I am sat here writing this because I found myself with time to do something….a VERY rare occasion might I add. In my twenties when I had more of that precious commodity, I would move straight to picking up a book, or taking a bath; full of the wonderful aroma of Lush products, soaking until my skin wrinkled. I found it easy to spend hours walking around shops and stopping to drink a milkshake in my local café – strawberry always. But something happened along the way - life became full of responsibility. With endless school drop offs, work emails, dinners to cook, gymnastics plaits to create, uniforms to iron, football shirts to Vanish and birthday parties to organize; something happened to the importance of me.

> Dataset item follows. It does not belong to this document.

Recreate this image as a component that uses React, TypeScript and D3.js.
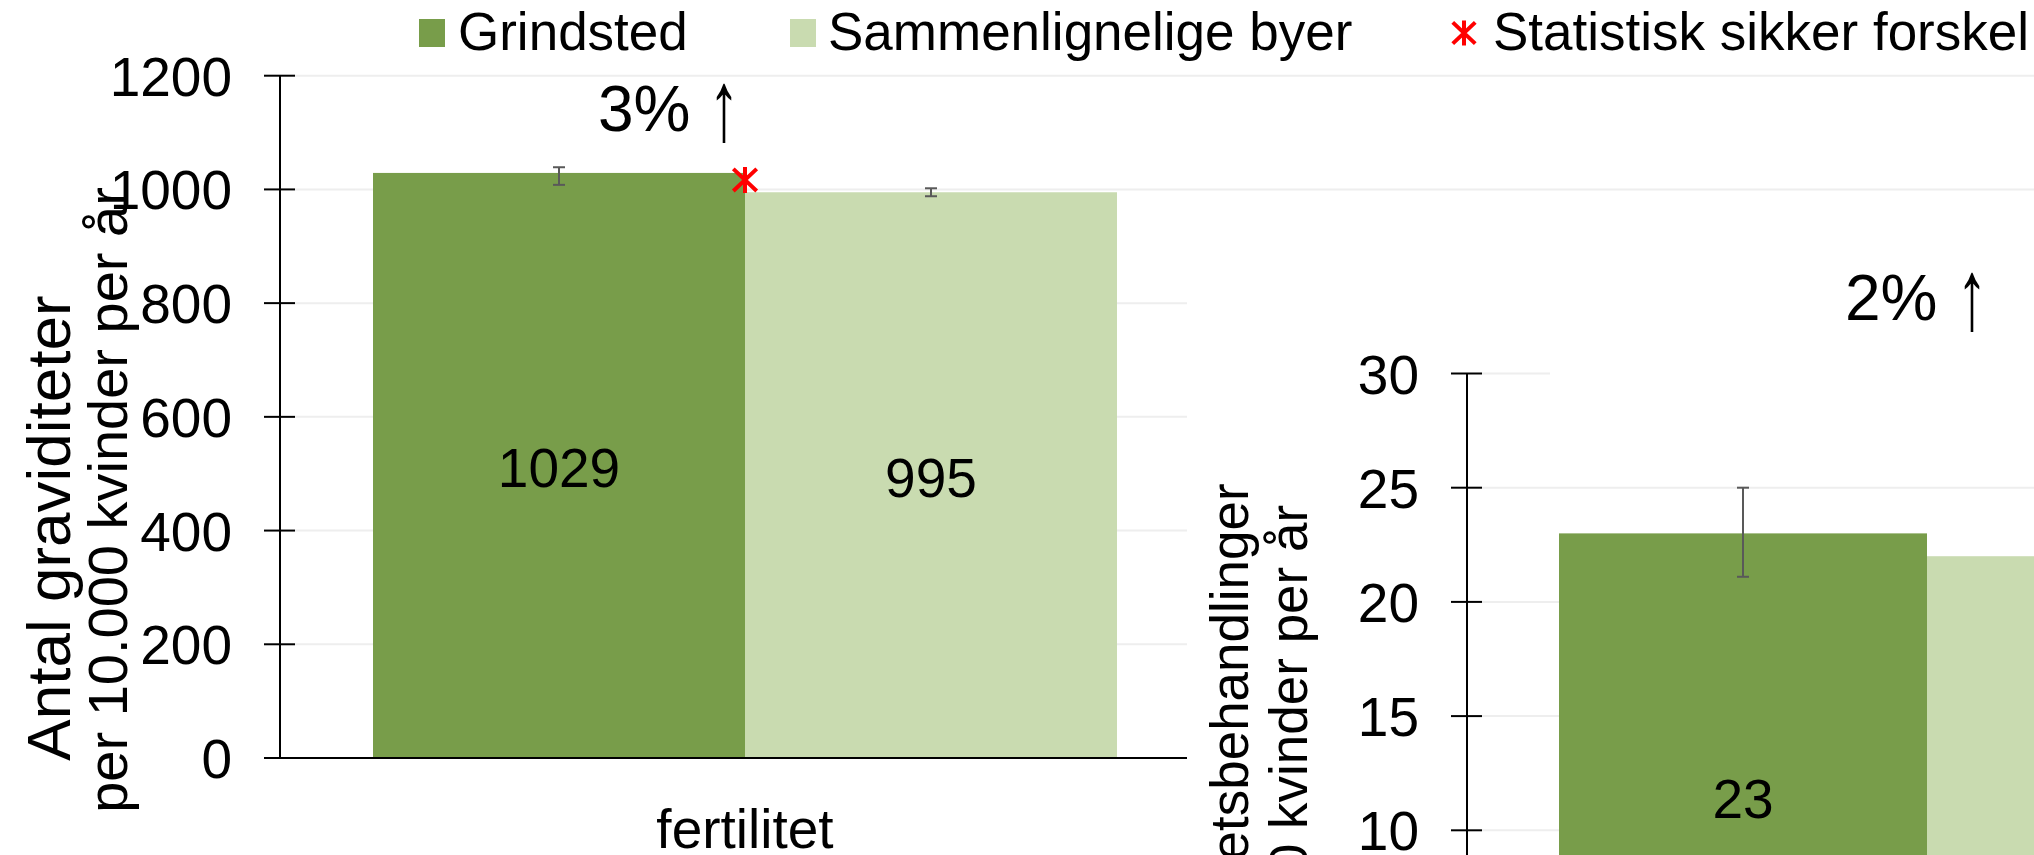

Time becomes a word that we dream about – and yes I did actually have a dream recently where a huge, demon sized alarm clock was ticking intimidatingly against my cheek. Only to wake and realise again that I had hit the snooze button for the fifth time that morning and the demon-sized alarm clock was in fact ticking intimidatingly against my cheek. I wake and immediately think “here we go again” - the rush begins – mornings of chaos and snappiness, when for the fiftieth time I’ve asked my 7 year old to “please put your shoes on” and she’s wondered off to find her tiny elephant Sylvanian Family because she “NEEDS to take it to school”. My 7 year old is not on my agenda of responsibility – she’s not managing a family out of the door, not trying hard to avoid being the ‘late mum’ again, she is very much ‘present’. And wouldn’t that be a wonderful thing.

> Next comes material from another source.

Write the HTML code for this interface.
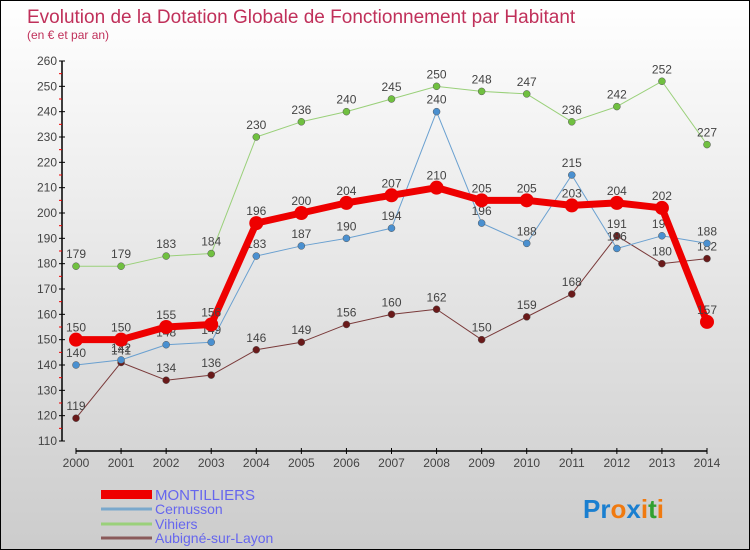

To be present means my head is “in the game” – I am not thinking ten steps ahead about what I’m going to arrive to at work, not tripping over challenges that I have imagined well into next week, not rehashing last weeks row with my partner about whether or not to paint the downstairs hallway denim grey (too dark, versus stylish). Being present is now how I choose to self-care – because the ability to chase ‘time’ becomes an actual nightmare; a Lush bath and a good read maybe once in a blue moon (funnily enough Halloween will serve us a Blue Moon this month – so maybe I will have that bath this year). Being mindful serves me with all the practice of self-care that I can fit into life’s busy roundabout now, but it is enough to keep me grounded.
Mindfulness is the practice of remaining present.
Mindfulness is not:
· Sitting cross-legged saying ‘Om’
· Just for religious people
· ‘Getting rid of’ difficult thoughts or feelings
· Clearing our mind of thoughts
· A quick fix
Mindfulness is: “paying attention in a particular way: on purpose, in the present moment, and nonjudgmentally.” We often expect mindfulness will bring us peace or calm and relaxation. This highlights our human tendency to want pleasant experiences and to push away what is unpleasant or average. We want something, we don't get it, and then we're unhappy. We think it's not working or we're doing it wrong. We start to judge our experience and ourselves. Although it's true that you can experience a sense of peace, calm, or relaxation while practicing mindfulness, these are not guaranteed outcomes. Mindfulness is just about noticing whatever experience we're having, including all the thoughts, feelings or physical sensations that are a part of it.
So during my rush of a morning I remind myself to look up, to breathe it all in – because instead of saying to myself “I’ve got to get the kids to school” I say to myself “I get to take the kids to school.”